North and South Korea athletes pictured marching together under the unified flag at the Opening Ceremony of Pyeongchang 2018 ©Getty Images

Athletes from North and South Korea could compete as part of a unified team at events, including the 2018 Asian Games in Jakarta Palembang, following the historic meeting between leaders from the respective nations this week. 

South Korean news agency Yonhap report that Seoul's Ministry of Culture, Sports and Tourism have already asked 40 national governing bodies if they would be willing to compete alongside athletes from the North during Jakarta Palembang 2018, scheduled to take place between August 18 and September 2. 

Basketball, canoeing, gymnastics, judo, rowing, soft tennis and table tennis have already expressed interest in the idea. 

Such a move would follow the initiative that saw a unified women's ice hockey team compete at the Winter Olympic Games in Pyeongchang in February. 

A single Korean team also participated at the 1991 World Table Tennis Championships in Japan and at the FIFA World Youth Championship in Portugal in the same year.

South Korean President Moon Jae-in and North Korea’s Supreme Leader Kim Jong-un pledged to gradually reduce weapons on both sides during their meeting yesterday and to push towards turning the armistice that ended the Korean War in 1953 into a peace treaty this year.

The summit, held in the truce village of Panmunjom, was only the third such meeting between the leaders of the North and South Korea. 

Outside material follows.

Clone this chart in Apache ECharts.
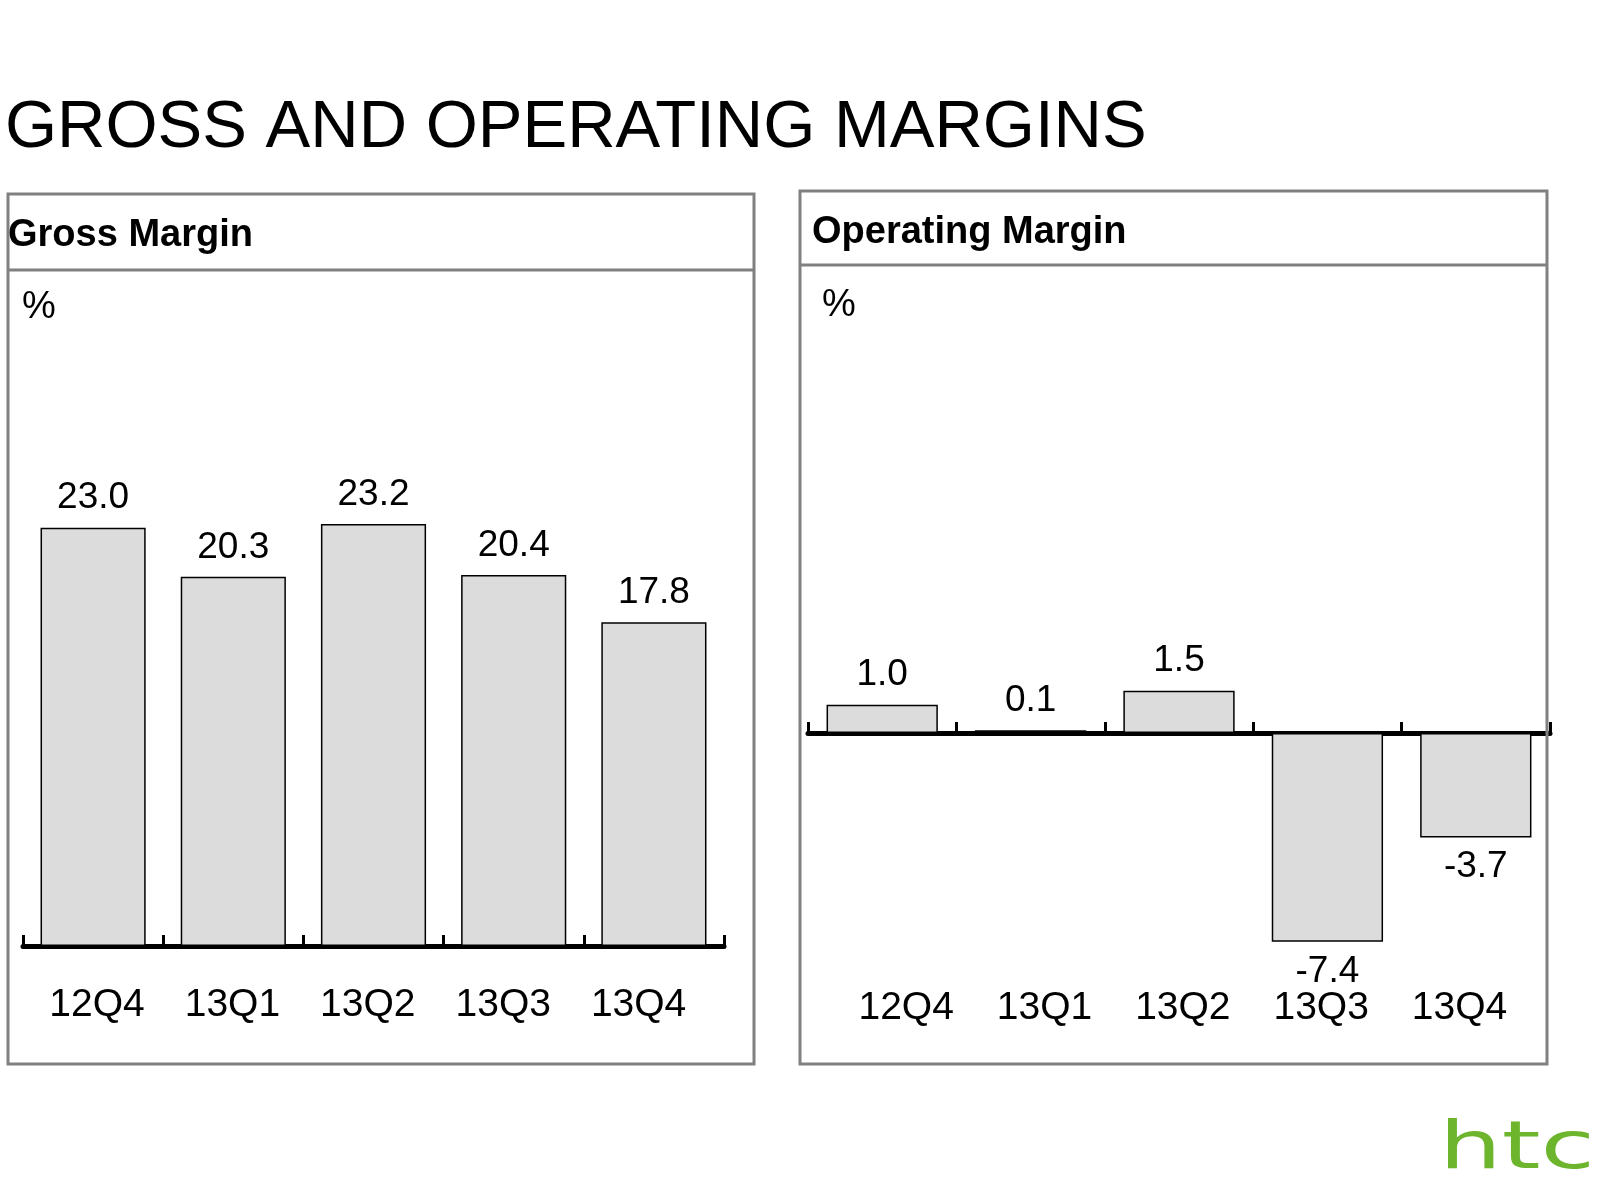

It follows a remarkable turnaround in Pan-Korean relations following a New Year's address by Kim in which he spoke enthusiastically for the first time about participating at the Winter Olympics.

It is likely that a unified team at the Asian Games remains a long way off, however.

South Korean President Moon Jae-in, right, and North Korea’s Supreme Leader Kim Jong-un met earlier this week ©Getty Images
South Korean President Moon Jae-in, right, and North Korea’s Supreme Leader Kim Jong-un met earlier this week ©Getty Images

International Federations responsible for the running of each sport would have to grant their backing and, while this would be very likely given the positive publicity it would bring, public and athlete backing may be harder to muster.

The decision to set-up the unified ice hockey team just weeks before the Games caused a backlash in South Korea due to the lack of consultation beforehand. 

It is also possible that the volatile political situation on the Korean peninsula could have changed once again by August. 

Talks are also underway to ensure North Korean participation in next year's International Swimming Federation World Championships in Gwangju, 330 kilometres south of Seoul. 

"We're trying to ensure that efforts for peace on the Korean Peninsula, made at the inter-Korean summit and the PyeongChang Winter Olympics, will bear fruits at the 2019 FINA World Championships," said Organsing Committee secretary general Cho Young-teck, as reported by Yonhap.

"We'll work with all stakeholders to bring North Korean athletes to next year's test event and help them train here in Gwangju."

Cho claimed that North Korean participation remains their priority, but they would also embrace the prospect of a unified team.

"We'll leave all the possibilities open in our discussions," he added.